This excerpt taken from the RVBD 10-K filed Feb 9, 2007.
Our board of directors has established an audit committee, a compensation committee and a nominating and corporate governance committee. Our board of directors and its committees set
schedules to meet throughout the year and also can hold special meetings and act by written consent from time to time, as appropriate. The independent members of our board of directors also will hold separate regularly scheduled executive sessions at least twice a year at which only independent directors are present. Our board of directors has delegated various responsibilities and authority to its committees as generally described below. The committees will regularly report on their activities and actions to the full board of directors. Each committee of our board of directors has a written charter approved by our board of directors. Copies of each charter are posted on our Web site at http://www.riverbed.com under the Investor Relations section. The inclusion of our Web site address in this report does not include or incorporate by reference the information on our Web site into this report.
The audit committee of our board of directors oversees our accounting practices, system of internal controls, audit processes and financial reporting processes. Among other things, our audit committee is responsible for reviewing our disclosure controls and processes and the adequacy and effectiveness of our internal controls and internal audit functions. It also discusses the scope and results of the audit and interim reviews with our independent auditors, reviews with our management our interim and year-end operating results and, as appropriate, initiates inquiries into aspects of our financial affairs. Our audit committee is responsible for establishing procedures for the receipt, retention and treatment of complaints regarding accounting, internal accounting controls or auditing matters, and for the confidential, anonymous submission by our employees of concerns regarding questionable accounting or auditing matters. In addition, our audit committee has sole and direct responsibility for the appointment, retention, compensation and oversight of the work of our independent auditors, including approving services and fee arrangements. All related party transactions will be approved by our audit committee before we enter into them or will be approved in accordance with our Related Person Transactions Policies and Procedures.
The current members of our audit committee are Messrs. Kourey, Meresman and Modersitzki, each of whom are independent for audit committee purposes under the rules and regulations of the SEC and the listing standards of Nasdaq. Mr. Meresman chairs the audit committee.
Our board of directors has determined that Messrs. Kourey and Meresman are each an audit committee financial expert as defined in Item 407(d)(5)(ii) of Regulation S-K. The designation does not impose on Messrs. Kourey and Meresman any duties, obligations or liability that are greater than are generally imposed on them as members of our audit committee and our board of directors.

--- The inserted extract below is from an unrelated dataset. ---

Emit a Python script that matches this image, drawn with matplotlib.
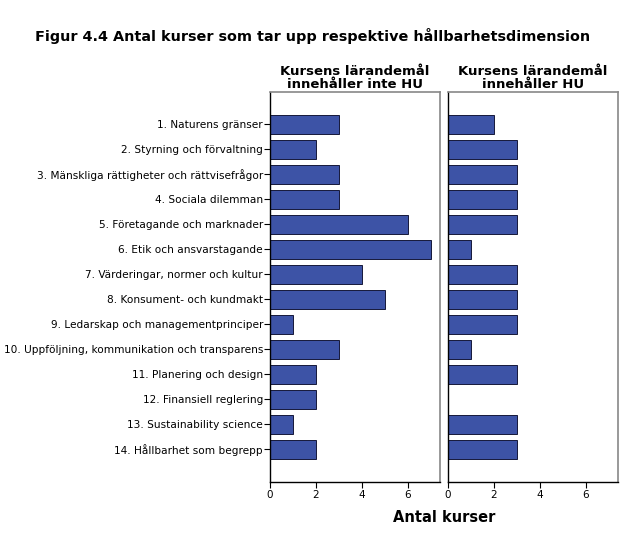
import numpy as np
import matplotlib.pyplot as plt

# kategorier och antal kurser per panel
kategorier = [
    '1. Naturens gränser',
    '2. Styrning och förvaltning',
    '3. Mänskliga rättigheter och rättvisefrågor',
    '4. Sociala dilemman',
    '5. Företagande och marknader',
    '6. Etik och ansvarstagande',
    '7. Värderingar, normer och kultur',
    '8. Konsument- och kundmakt',
    '9. Ledarskap och managementprinciper',
    '10. Uppföljning, kommunikation och transparens',
    '11. Planering och design',
    '12. Finansiell reglering',
    '13. Sustainability science',
    '14. Hållbarhet som begrepp',
]
inte_hu = [3, 2, 3, 3, 6, 7, 4, 5, 1, 3, 2, 2, 1, 2]
med_hu = [2, 3, 3, 3, 3, 1, 3, 3, 3, 1, 3, 0, 3, 3]
paneltitlar = ['Kursens lärandemål\ninnehåller inte HU', 'Kursens lärandemål\ninnehåller HU']
xticks = [0, 2, 4, 6]

bar_color = '#3d53a6'
fig = plt.figure(figsize=(6.26, 5.41), dpi=100)

y = np.arange(1, len(kategorier) + 1)
ax1 = fig.add_axes([270 / 626, 59 / 541, 170 / 626, 390 / 541])
ax2 = fig.add_axes([448 / 626, 59 / 541, 170 / 626, 390 / 541])

for ax, vals, titel in [(ax1, inte_hu, paneltitlar[0]), (ax2, med_hu, paneltitlar[1])]:
    ax.barh(y, vals, height=0.76, color=bar_color, edgecolor='#15183a', linewidth=0.7)
    ax.set_xlim(0, 7.4)
    ax.set_ylim(15.3, -0.3)
    ax.set_xticks(xticks)
    ax.tick_params(axis='x', labelsize=7.5, length=4, width=0.8, pad=2)
    for s in ['top', 'right']:
        ax.spines[s].set_color('#888888')
        ax.spines[s].set_linewidth(1.2)
    for s in ['left', 'bottom']:
        ax.spines[s].set_color('black')
        ax.spines[s].set_linewidth(1.0)
    ax.set_title(titel, fontsize=9.5, fontweight='bold', linespacing=0.95, pad=3)

ax1.set_yticks(y)
ax1.set_yticklabels(kategorier, fontsize=7.6)
ax1.tick_params(axis='y', length=4, width=0.8, pad=1)
ax2.set_yticks([])

fig.text(0.5, 1 - 36 / 541, 'Figur 4.4 Antal kurser som tar upp respektive hållbarhetsdimension',
         ha='center', va='center', fontsize=10.4, fontweight='bold')
fig.text(444 / 626, 1 - 518 / 541, 'Antal kurser', ha='center', va='center',
         fontsize=10.5, fontweight='bold')

plt.savefig('out.png', dpi=100)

The current members of our compensation committee are Messrs. Modersitzki, Schaepe and Swartz. Mr. Swartz chairs the compensation committee. The compensation committee reviews and approves our overall compensation strategy and policies. Specifically, the compensation committee reviews and approves corporate performance goals and objectives relevant to the compensation of our executive officers and other senior management, reviews and approves the compensation and other terms of employment of our Chief Executive Officer and other executive officers, approves the individual bonus programs in effect for the Chief Executive Officer, other executive officers and key employees for each fiscal year, recommends to the board of directors the compensation of our directors, recommends to the board of directors the adoption or amendment of equity and cash incentive plans, approves amendments to such plans, grants stock options and other stock-related awards; and administers our stock option plans, stock purchase plan and similar programs. The compensation committee may, to the extent permitted under applicable law and the rules of Nasdaq and the SEC, delegate its authority to subcommittees when appropriate. A more detailed description of the compensation committees functions can be found in our compensation committee charter.
The compensation committee met seventeen times during the fiscal year ended December 31, 2006. The compensation committee also acted by written consent four times during the fiscal year
ended December 31, 2006. Our Chief Executive Officer does not participate in the determination of his own compensation or the compensation of directors. However, he makes recommendations to the compensation committee regarding the amount and form of the compensation of the other executive officers and key employees, and he often participates in the compensation committees deliberations about their compensation. No other executive officers participate in the determination of the amount or form of the compensation of executive officers or directors.
The compensation committee has retained The Omura Consulting Group as its independent compensation consultant. The consultant provides the committee with data about the compensation paid by a peer group of companies and other companies that may compete with us for executives, and develops recommendations for structuring our compensation programs.
Nominating and Corporate Governance Committee
The current members of our nominating and corporate governance committee are Messrs. Kourey, Meresman and Schaepe. Mr. Kourey chairs the nominating and corporate governance committee. The nominating and corporate governance committee of our board of directors oversees the nomination of directors, including, among other things, identifying, evaluating and making recommendations of nominees to our board of directors and evaluates the performance of our board of directors and individual directors. Our nominating and corporate governance committee is also responsible for reviewing developments in corporate governance practices, evaluating the adequacy of our corporate governance practices and making recommendations to our board of directors concerning corporate governance matters. A more detailed description of the nomination and corporate governance committees functions can be found in our nominating and corporate governance committee charter.